LiREF₄ single crystals were grown by the Czochralski technique using a resistive or an RF-heating furnace. Powders (<99.99%) were loaded into a Pt crucible, where they were subjected to a fluorination process. Then, crystal growth was achieved in a high-purity CF₄ (99.99%) atmosphere to effectively eliminate oxygen traces from the chamber. Single crystals were grown using a-oriented LiYF₄ seeds. The details on crystal growth have been published elsewhere⁴⁰. The single crystals were structurally characterized using powder X-ray diffraction (Supplementary Fig. 11) as well as the Laue back-reflection method (Supplementary Fig. 12). The alignments of the single crystals for magnetic measurements were also determined using the Laue back-reflection method. GGG single crystals were purchased from Hefei Kejing Materials Technology Co., Ltd.

Magnetic experiments

The magnetic properties of the LiREF₄ single-crystal samples as well as the reference GGG single crystals were measured using a superconductor quantum interference device magnetometer (MPMS-XL, Quantum Design). Magnetic fields were applied along the magnetic easy and hard axes. The magnetic entropy changes ΔS_m were calculated based on magnetic isotherms according to the Maxwell relationship⁴¹:

$$\triangle {S}_{m}\left(T,H\right)={\int }_{0}^{H}{\left(\frac{\partial M}{\partial T}\right)}_{H}{dH}=\,\frac{1}{{T}_{1}-{T}_{2}}\left[{\int }_{0}^{H}M\left({T}_{1},H\right){dH}-{\int }_{0}^{H}M\left({T}_{2},H\right){dH}\right]$$

(1)

Regarding the rotating MCE, the magnetic entropy change was defined as the difference in ΔS_m when the magnetic fields are oriented along the hard and easy axes, as follows:

$$\triangle {S}_{r}=\triangle {S}_{H\parallel {{\mathrm{easy}}}}-\triangle {S}_{H\parallel {{\mathrm{hard}}}}$$

(2)

In this rotating process, the effective magnetic fields were increased, so \(\triangle {S}_{r} < 0\).

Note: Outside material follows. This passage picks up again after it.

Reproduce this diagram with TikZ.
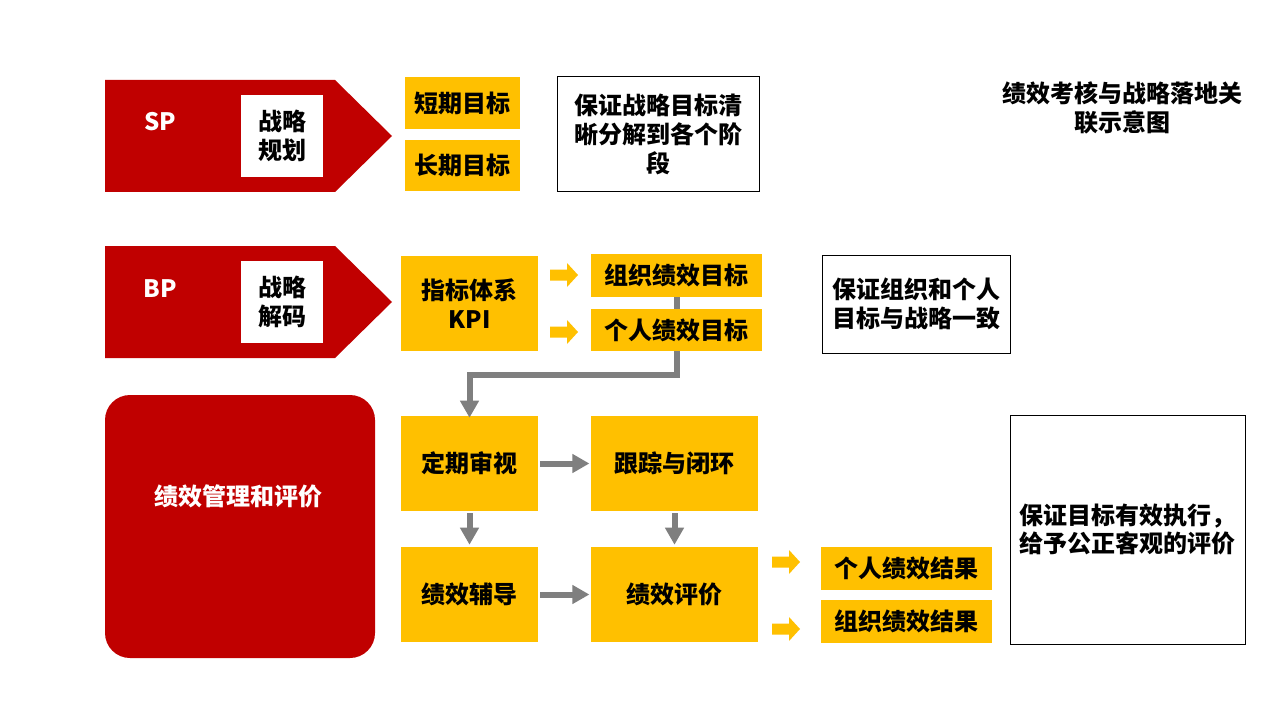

Direct measurement of the adiabatic temperature change

ΔT_ad of the LiREF₄ single crystals were measured at the Wuhan National High Magnetic Field Center, Huazhong University of Science and Technology. Pulsed high fields up to 250 kOe were generated by a long-pulse magnet with a duration of 80 ms, and the exact temperature was detected by a thin film RuO₂ thermometer on the surface of the sample. At various base temperatures, T_s versus H curves of the LiREF₄ single crystals were obtained under pulsed magnetic fields applied along the easy axis. ΔT_ad was calculated from T_s–H data by subtracting the corresponding initial base temperature^35,36,41.